Another Round takes one of those premises seemingly tailor-made for a logline - four middle-aged Danish teachers and friends decide to test psychiatrist Finn Skårderud’s theory that humans are born with a .05 blood alcohol deficit - and turns it into something at once magical and aching, rib-cracking and heart-breaking, full of thought yet indecisive.
Mads Mikkelsen is Martin: a middle-aged history teacher rotting from the inside out. After a night full of the lowest form of conversation (“remember when?”), Martin’s quartet of aging teachers decide to inject their professional and personal lives with a consistent buzz.

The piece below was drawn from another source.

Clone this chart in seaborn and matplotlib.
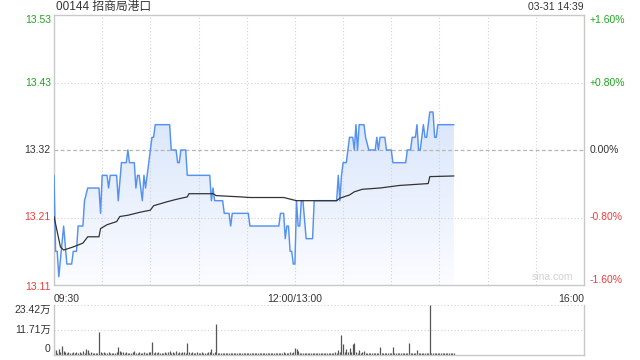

Specifically, they use Skårderud’s theory as pretext to stay slightly drunk from sunrise to sundown.
Thomas Vinterberg’s 12th feature film brilliantly tracks the rip-roaring psychological journey found in the bottle: anticipation, contentment, elation, despair, mourning, and, finally, one way or another, freedom. But Another Round is much more than a cautionary tale. Though things eventually go awry for the four friends, Vinterberg has no interest in condemning alcohol consumption, nor in valorizing it. Instead the film shows the highs next to the lows, like a sundial catching the sun at each phase of its journey, giving us a deeply-felt story of grey-haired immaturity and nostalgic loss of inhibition.
Mikkelson’s craggy performance is rightly earning praise, but it’s Thomas Bo Larsen who elevates Another Round, threatening to burst the film’s heart right out of its chest with his quiet, convincing turn as Tommy, the friend who treats the exercise least like a game. Larsen is two decades removed from winning a pair of Robert Awards (the Danish equivalent of the Oscars) for roles in two early Vinterberg films, but he hasn’t lost a step. In a late-film scene opposite Mikkelson, the actor encapsulates a melancholy resignation, holding Martin with a deep stare and a half-smile, a strange, alluring combination of haunting and playful. It’s one of the finest scenes of the year.
And it encapsulates the meaning and mythology behind the film, and behind many of our relationships with alcohol. Another Round understands that this relationship can’t be explained, and it doesn’t try; it just holds up a warped funhouse mirror to any audience member who has ever had one drink too many. With interstitial titles flitting across the screen and a freeze frame final moment for the ages, it’s a singular cinematic experience. I highly recommend it.